In 2009, the frontage road will be completed to connect Frazee Street, the existing Highway 10 and East Shore Drive.
Swanson said many are asking: "'How can people put up with this for three years?'"
"Hopefully the public can see positive things happening each year," he added.
One of the biggest differences will be the Highway 59 bridge. Instead of two lanes, it will be five lanes when completed.
The free-flow lane, turning right onto Highway 10 from Highway 59 North, will be three times longer. The left turn signals on Highway 59 will operate at the same time, and there will be two left turn lanes off Highway 10 turning onto Highway 59 North.
Signal lights will be placed at Washington Avenue, McKinley Avenue, Jackson Avenue and Kris Street.

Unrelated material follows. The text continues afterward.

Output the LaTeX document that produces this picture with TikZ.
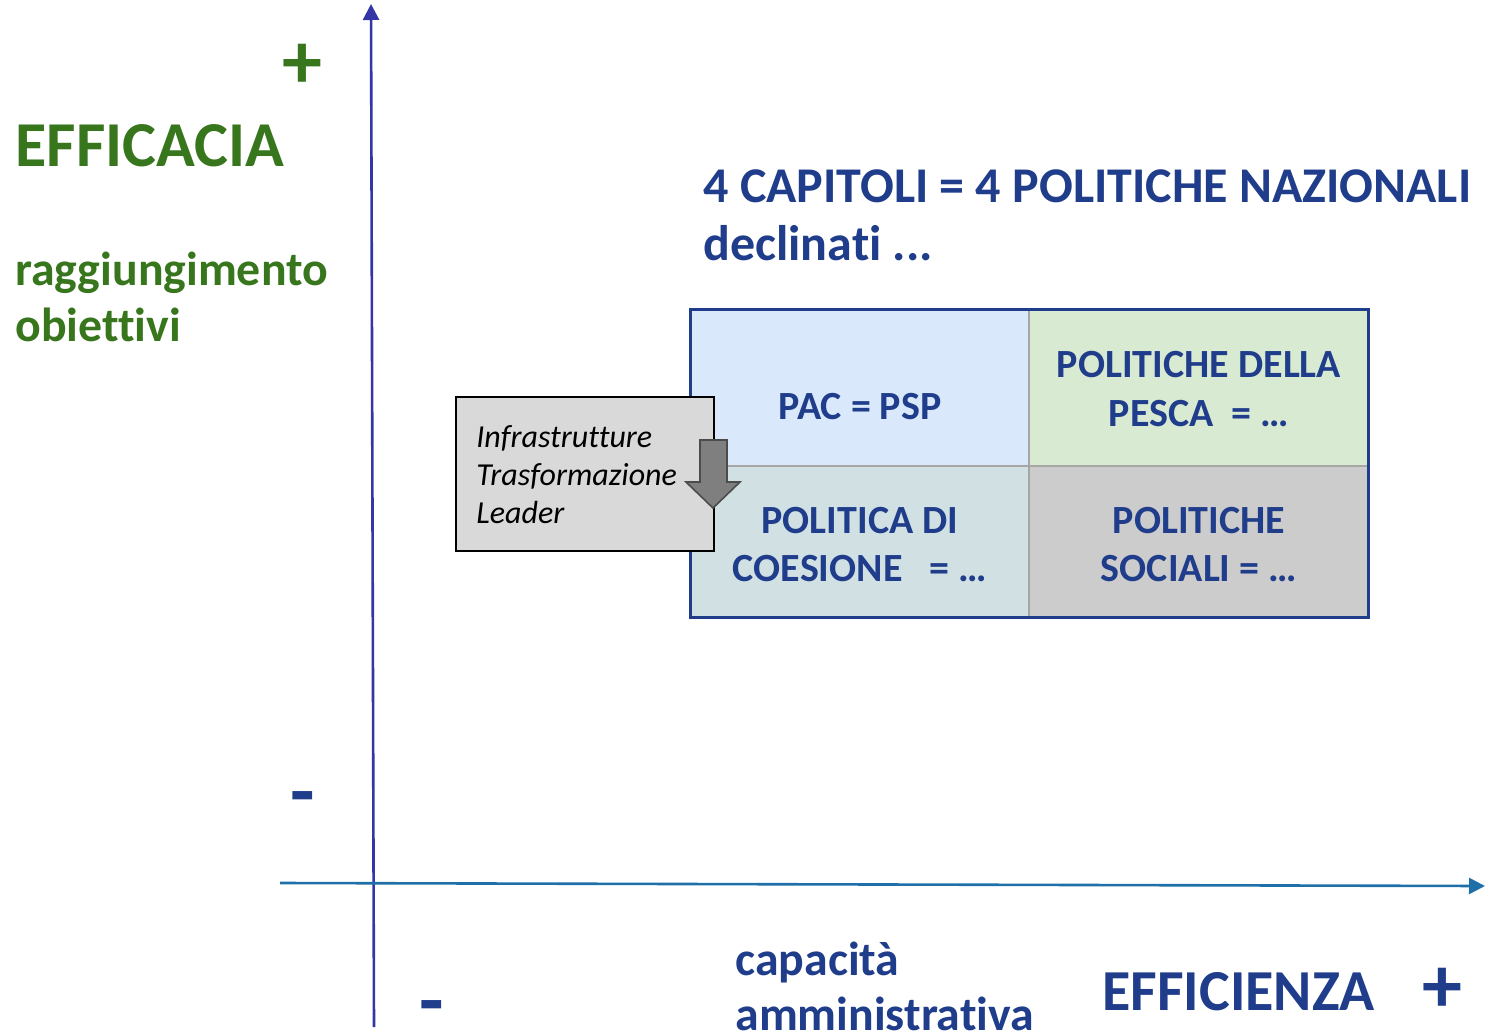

County Road 54 will be built to be ready for traffic lights, but the signal lights won't be installed until warranted by traffic numbers.
The speed limit won't change much through town after the project is finished.
The limit will still be 50 mph where it currently lowers coming into Detroit Lakes from Frazee, and will lower to 30 mph about where it does now as well. Swenson said the 45 mph limit will basically be skipped.
Besides tracking water quality improvements, Mn/DOT will also be able to track the accident rate and future improvements.
When asked if the project will affect downtown business, Swenson said he can't predict the future, but people come to Detroit Lakes for a reason and will likely continue.
He added that highways 10 and 59 used to run through Detroit Lakes on Washington Avenue and West Shore Drive, and that the city didn't die when they were moved to where they are now.
Also when Highway 10 was built in the 1970s to bypass surrounding towns like Perham, New York Mills and Frazee, if it would have been workable back then, it likely would have bypassed Detroit Lakes as well.
"If it's easy, it probably would've been done in the '70s," he said. "It's probably not a perfect solution, but hopefully doesn't kill the downtown."
The main concern of Mn/DOT is safety and mobility, but also to keep the town alive, as well.